Instructors set small grass fires and left students learning to investigate wildfires to figure out how and where the fires started.

JEFFERSON COUNTY, Colo. — An open field at Bear Creek Lake Park served as a classroom for wildfire firefighters on Wednesday.

One crew from West Metro Fire learned a lesson in prescribed burns. Firefighters took turns with a drip torch to set a 10-acre grassfire.

Meanwhile, instructors nearby taught a course for future wildland fire investigators. They set small plots of grass on fire and left students with an ashy assignment.

“They’re going to crawl around in the blackness and try to figure out where the origin of this fire is and what caused the fire,” explained Matt Araki, an instructor and wildland fire investigator with West Metro Fire.

It takes patience, Araki said. Students must be determined and willing to get dirty.

“Think of a matchhead, what’s left of a matchhead when it burns,” Araki said. “That’s what we’re looking for. We’re looking for the needle in the haystack in this whole thing.”

West Metro Fire said there are more than 5,000 wildfires ignited in Colorado every year. Humans cause most of them, but investigators don’t always determine where and how they started.

“Unfortunately, it’s not that often,” Araki said. “We will investigate it down to a general area of origin, but that’s generally about as close as we can get.”

West Metro Fire hosted the wildland fire investigations class which is accredited through the National Wildfire Coordinating Group.

Most of 24 students are already fire investigators, Araki said.
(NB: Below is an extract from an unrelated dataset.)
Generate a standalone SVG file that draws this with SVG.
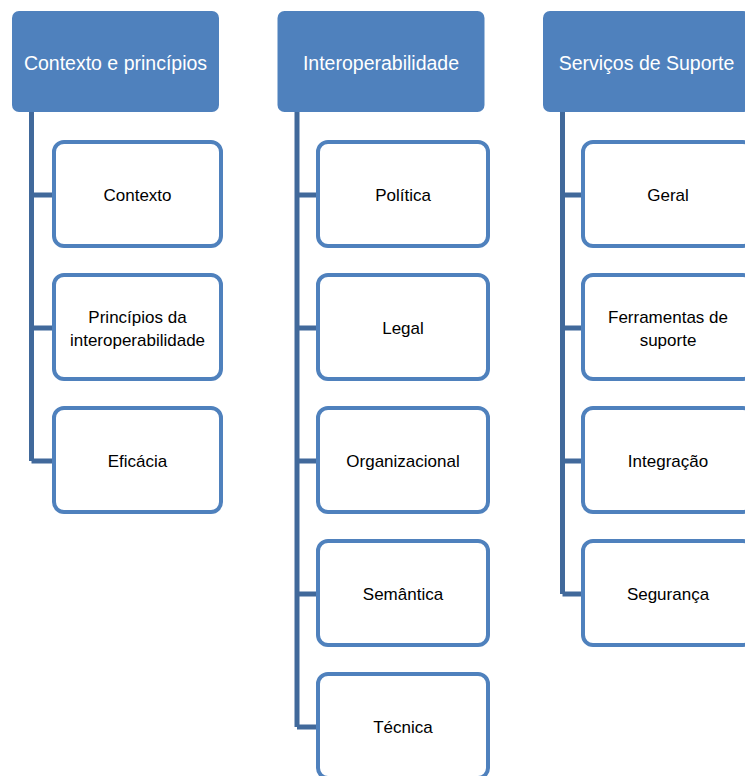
<svg xmlns="http://www.w3.org/2000/svg" width="745" height="776" viewBox="0 0 745 776">
  <style>
    .hdr { fill: #4F81BD; }
    .hdr-t { fill: #FFFFFF; font-family: "Liberation Sans", Arial, sans-serif; font-size: 19.5px; text-anchor: middle; }
    .box { fill: #FFFFFF; stroke: #4F81BD; stroke-width: 4; }
    .box-t { fill: #000000; font-family: "Liberation Sans", Arial, sans-serif; font-size: 17px; text-anchor: middle; }
    .conn { fill: none; stroke: #41699B; stroke-width: 5; stroke-linejoin: miter; }
  </style>

  <!-- connectors -->
  <g id="connectors">
    <path class="conn" d="M31.5 112 V461 M31.5 195 H54 M31.5 328 H54 M31.5 461 H54"/>
    <path class="conn" d="M297 112 V727 M297 195 H318 M297 328 H318 M297 461 H318 M297 594 H318 M297 727 H318"/>
    <path class="conn" d="M562.5 112 V594 M562.5 195 H583 M562.5 328 H583 M562.5 461 H583 M562.5 594 H583"/>
  </g>

  <!-- column 1 -->
  <g id="h-contexto">
    <rect class="hdr" x="12" y="11" width="207" height="101" rx="7"/>
    <text class="hdr-t" x="115.5" y="70">Contexto e princípios</text>
  </g>
  <g id="n-contexto">
    <rect class="box" x="54" y="142" width="167" height="104" rx="10"/>
    <text class="box-t" x="137.5" y="201">Contexto</text>
  </g>
  <g id="n-principios">
    <rect class="box" x="54" y="275" width="167" height="104" rx="10"/>
    <text class="box-t" x="137.5" y="323">Princípios da</text>
    <text class="box-t" x="137.5" y="346">interoperabilidade</text>
  </g>
  <g id="n-eficacia">
    <rect class="box" x="54" y="408" width="167" height="104" rx="10"/>
    <text class="box-t" x="137.5" y="467">Eficácia</text>
  </g>

  <!-- column 2 -->
  <g id="h-interop">
    <rect class="hdr" x="277.5" y="11" width="207" height="101" rx="7"/>
    <text class="hdr-t" x="381" y="70">Interoperabilidade</text>
  </g>
  <g id="n-politica">
    <rect class="box" x="318" y="142" width="170" height="104" rx="10"/>
    <text class="box-t" x="403" y="201">Política</text>
  </g>
  <g id="n-legal">
    <rect class="box" x="318" y="275" width="170" height="104" rx="10"/>
    <text class="box-t" x="403" y="334">Legal</text>
  </g>
  <g id="n-organizacional">
    <rect class="box" x="318" y="408" width="170" height="104" rx="10"/>
    <text class="box-t" x="403" y="467">Organizacional</text>
  </g>
  <g id="n-semantica">
    <rect class="box" x="318" y="541" width="170" height="104" rx="10"/>
    <text class="box-t" x="403" y="600">Semântica</text>
  </g>
  <g id="n-tecnica">
    <rect class="box" x="318" y="674" width="170" height="104" rx="10"/>
    <text class="box-t" x="403" y="733">Técnica</text>
  </g>

  <!-- column 3 -->
  <g id="h-servicos">
    <rect class="hdr" x="543" y="11" width="207" height="101" rx="7"/>
    <text class="hdr-t" x="646.5" y="70">Serviços de Suporte</text>
  </g>
  <g id="n-geral">
    <rect class="box" x="583" y="142" width="170" height="104" rx="10"/>
    <text class="box-t" x="668" y="201">Geral</text>
  </g>
  <g id="n-ferramentas">
    <rect class="box" x="583" y="275" width="170" height="104" rx="10"/>
    <text class="box-t" x="668" y="323">Ferramentas de</text>
    <text class="box-t" x="668" y="346">suporte</text>
  </g>
  <g id="n-integracao">
    <rect class="box" x="583" y="408" width="170" height="104" rx="10"/>
    <text class="box-t" x="668" y="467">Integração</text>
  </g>
  <g id="n-seguranca">
    <rect class="box" x="583" y="541" width="170" height="104" rx="10"/>
    <text class="box-t" x="668" y="600">Segurança</text>
  </g>
</svg>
They all need to pass the course to become certified as wildland fire investigators, a job in high demand in Colorado.

“Within the last couple years, we’ve had the largest fires in Colorado history,” Araki said. “Some of them are still under investigation.”

Rich Conroy is a deputy fire marshal with South Metro Fire, but he was a student on Wednesday hoping to expand his investigative skills.

“Learning from the experience of others in the past and things to look for, that’s really the key to this whole thing,” Conroy said. “Otherwise, it just looks like a patch of black grass.”

The course will wrap up on Thursday, but students like Conroy will leave with skills they need to investigate next wildfire that sparks.